What this task involves — All of the material below is to be repeated exactly.

--------------------

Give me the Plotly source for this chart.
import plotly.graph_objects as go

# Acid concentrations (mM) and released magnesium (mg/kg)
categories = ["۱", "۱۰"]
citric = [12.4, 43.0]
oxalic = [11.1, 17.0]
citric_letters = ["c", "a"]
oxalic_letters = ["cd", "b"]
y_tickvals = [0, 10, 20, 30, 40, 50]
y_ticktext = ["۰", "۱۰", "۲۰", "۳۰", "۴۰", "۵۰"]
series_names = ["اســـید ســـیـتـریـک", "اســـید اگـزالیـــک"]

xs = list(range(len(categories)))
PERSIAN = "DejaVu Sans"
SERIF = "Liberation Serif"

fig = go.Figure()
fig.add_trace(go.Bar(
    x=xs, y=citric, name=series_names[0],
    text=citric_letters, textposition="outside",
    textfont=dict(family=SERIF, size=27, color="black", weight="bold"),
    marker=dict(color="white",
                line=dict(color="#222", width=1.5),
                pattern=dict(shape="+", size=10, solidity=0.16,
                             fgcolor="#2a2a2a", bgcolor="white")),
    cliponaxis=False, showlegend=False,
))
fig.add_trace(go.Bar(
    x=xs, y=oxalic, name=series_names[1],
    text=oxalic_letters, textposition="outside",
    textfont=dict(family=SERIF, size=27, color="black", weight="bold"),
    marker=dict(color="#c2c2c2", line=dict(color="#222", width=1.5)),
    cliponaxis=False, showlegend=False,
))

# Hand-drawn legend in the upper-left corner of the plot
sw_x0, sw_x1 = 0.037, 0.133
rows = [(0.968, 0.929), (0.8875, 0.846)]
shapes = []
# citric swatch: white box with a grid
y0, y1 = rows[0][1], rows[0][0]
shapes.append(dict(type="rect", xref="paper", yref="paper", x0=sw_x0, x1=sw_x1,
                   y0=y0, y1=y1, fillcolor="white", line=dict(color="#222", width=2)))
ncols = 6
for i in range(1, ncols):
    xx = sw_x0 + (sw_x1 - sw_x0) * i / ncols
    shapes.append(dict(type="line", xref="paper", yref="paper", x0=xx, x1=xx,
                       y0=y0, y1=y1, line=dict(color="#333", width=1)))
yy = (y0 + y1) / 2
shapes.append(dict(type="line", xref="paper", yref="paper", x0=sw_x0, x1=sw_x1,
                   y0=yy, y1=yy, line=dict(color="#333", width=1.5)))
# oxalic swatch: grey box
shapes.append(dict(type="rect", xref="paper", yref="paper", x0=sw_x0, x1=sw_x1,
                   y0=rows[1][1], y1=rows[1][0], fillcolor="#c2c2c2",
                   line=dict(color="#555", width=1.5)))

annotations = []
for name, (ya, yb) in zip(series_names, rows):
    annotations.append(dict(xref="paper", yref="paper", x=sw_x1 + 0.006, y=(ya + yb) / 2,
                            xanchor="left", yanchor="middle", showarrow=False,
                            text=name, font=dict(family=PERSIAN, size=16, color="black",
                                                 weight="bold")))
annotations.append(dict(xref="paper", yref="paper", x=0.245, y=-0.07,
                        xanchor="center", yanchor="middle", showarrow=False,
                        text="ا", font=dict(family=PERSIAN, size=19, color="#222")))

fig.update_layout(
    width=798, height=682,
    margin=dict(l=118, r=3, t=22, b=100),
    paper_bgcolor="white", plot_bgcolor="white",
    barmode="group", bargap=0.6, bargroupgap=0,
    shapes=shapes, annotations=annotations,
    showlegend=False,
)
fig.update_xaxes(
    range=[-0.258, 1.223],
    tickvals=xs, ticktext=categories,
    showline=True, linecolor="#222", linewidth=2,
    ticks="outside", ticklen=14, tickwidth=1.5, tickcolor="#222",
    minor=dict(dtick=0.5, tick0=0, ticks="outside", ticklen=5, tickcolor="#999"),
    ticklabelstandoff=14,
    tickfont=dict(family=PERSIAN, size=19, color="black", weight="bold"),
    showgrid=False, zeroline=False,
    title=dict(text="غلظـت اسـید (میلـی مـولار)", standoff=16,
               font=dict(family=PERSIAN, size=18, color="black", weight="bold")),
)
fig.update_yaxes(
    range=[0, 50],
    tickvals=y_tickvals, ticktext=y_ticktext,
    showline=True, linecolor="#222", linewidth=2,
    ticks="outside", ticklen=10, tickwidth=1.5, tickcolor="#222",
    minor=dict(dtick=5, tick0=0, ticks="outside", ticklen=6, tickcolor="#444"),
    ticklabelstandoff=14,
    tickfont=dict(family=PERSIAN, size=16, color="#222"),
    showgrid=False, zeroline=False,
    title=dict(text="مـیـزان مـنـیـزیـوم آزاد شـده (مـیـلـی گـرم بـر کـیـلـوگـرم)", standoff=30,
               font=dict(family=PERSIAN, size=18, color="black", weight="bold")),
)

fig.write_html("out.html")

--------------------

Finished task —
Give me the Plotly source for this chart.
import plotly.graph_objects as go

# Acid concentrations (mM) and released magnesium (mg/kg)
categories = ["۱", "۱۰"]
citric = [12.4, 43.0]
oxalic = [11.1, 17.0]
citric_letters = ["c", "a"]
oxalic_letters = ["cd", "b"]
y_tickvals = [0, 10, 20, 30, 40, 50]
y_ticktext = ["۰", "۱۰", "۲۰", "۳۰", "۴۰", "۵۰"]
series_names = ["اســـید ســـیـتـریـک", "اســـید اگـزالیـــک"]

xs = list(range(len(categories)))
PERSIAN = "DejaVu Sans"
SERIF = "Liberation Serif"

fig = go.Figure()
fig.add_trace(go.Bar(
    x=xs, y=citric, name=series_names[0],
    text=citric_letters, textposition="outside",
    textfont=dict(family=SERIF, size=27, color="black", weight="bold"),
    marker=dict(color="white",
                line=dict(color="#222", width=1.5),
                pattern=dict(shape="+", size=10, solidity=0.16,
                             fgcolor="#2a2a2a", bgcolor="white")),
    cliponaxis=False, showlegend=False,
))
fig.add_trace(go.Bar(
    x=xs, y=oxalic, name=series_names[1],
    text=oxalic_letters, textposition="outside",
    textfont=dict(family=SERIF, size=27, color="black", weight="bold"),
    marker=dict(color="#c2c2c2", line=dict(color="#222", width=1.5)),
    cliponaxis=False, showlegend=False,
))

# Hand-drawn legend in the upper-left corner of the plot
sw_x0, sw_x1 = 0.037, 0.133
rows = [(0.968, 0.929), (0.8875, 0.846)]
shapes = []
# citric swatch: white box with a grid
y0, y1 = rows[0][1], rows[0][0]
shapes.append(dict(type="rect", xref="paper", yref="paper", x0=sw_x0, x1=sw_x1,
                   y0=y0, y1=y1, fillcolor="white", line=dict(color="#222", width=2)))
ncols = 6
for i in range(1, ncols):
    xx = sw_x0 + (sw_x1 - sw_x0) * i / ncols
    shapes.append(dict(type="line", xref="paper", yref="paper", x0=xx, x1=xx,
                       y0=y0, y1=y1, line=dict(color="#333", width=1)))
yy = (y0 + y1) / 2
shapes.append(dict(type="line", xref="paper", yref="paper", x0=sw_x0, x1=sw_x1,
                   y0=yy, y1=yy, line=dict(color="#333", width=1.5)))
# oxalic swatch: grey box
shapes.append(dict(type="rect", xref="paper", yref="paper", x0=sw_x0, x1=sw_x1,
                   y0=rows[1][1], y1=rows[1][0], fillcolor="#c2c2c2",
                   line=dict(color="#555", width=1.5)))

annotations = []
for name, (ya, yb) in zip(series_names, rows):
    annotations.append(dict(xref="paper", yref="paper", x=sw_x1 + 0.006, y=(ya + yb) / 2,
                            xanchor="left", yanchor="middle", showarrow=False,
                            text=name, font=dict(family=PERSIAN, size=16, color="black",
                                                 weight="bold")))
annotations.append(dict(xref="paper", yref="paper", x=0.245, y=-0.07,
                        xanchor="center", yanchor="middle", showarrow=False,
                        text="ا", font=dict(family=PERSIAN, size=19, color="#222")))

fig.update_layout(
    width=798, height=682,
    margin=dict(l=118, r=3, t=22, b=100),
    paper_bgcolor="white", plot_bgcolor="white",
    barmode="group", bargap=0.6, bargroupgap=0,
    shapes=shapes, annotations=annotations,
    showlegend=False,
)
fig.update_xaxes(
    range=[-0.258, 1.223],
    tickvals=xs, ticktext=categories,
    showline=True, linecolor="#222", linewidth=2,
    ticks="outside", ticklen=14, tickwidth=1.5, tickcolor="#222",
    minor=dict(dtick=0.5, tick0=0, ticks="outside", ticklen=5, tickcolor="#999"),
    ticklabelstandoff=14,
    tickfont=dict(family=PERSIAN, size=19, color="black", weight="bold"),
    showgrid=False, zeroline=False,
    title=dict(text="غلظـت اسـید (میلـی مـولار)", standoff=16,
               font=dict(family=PERSIAN, size=18, color="black", weight="bold")),
)
fig.update_yaxes(
    range=[0, 50],
    tickvals=y_tickvals, ticktext=y_ticktext,
    showline=True, linecolor="#222", linewidth=2,
    ticks="outside", ticklen=10, tickwidth=1.5, tickcolor="#222",
    minor=dict(dtick=5, tick0=0, ticks="outside", ticklen=6, tickcolor="#444"),
    ticklabelstandoff=14,
    tickfont=dict(family=PERSIAN, size=16, color="#222"),
    showgrid=False, zeroline=False,
    title=dict(text="مـیـزان مـنـیـزیـوم آزاد شـده (مـیـلـی گـرم بـر کـیـلـوگـرم)", standoff=30,
               font=dict(family=PERSIAN, size=18, color="black", weight="bold")),
)

fig.write_html("out.html")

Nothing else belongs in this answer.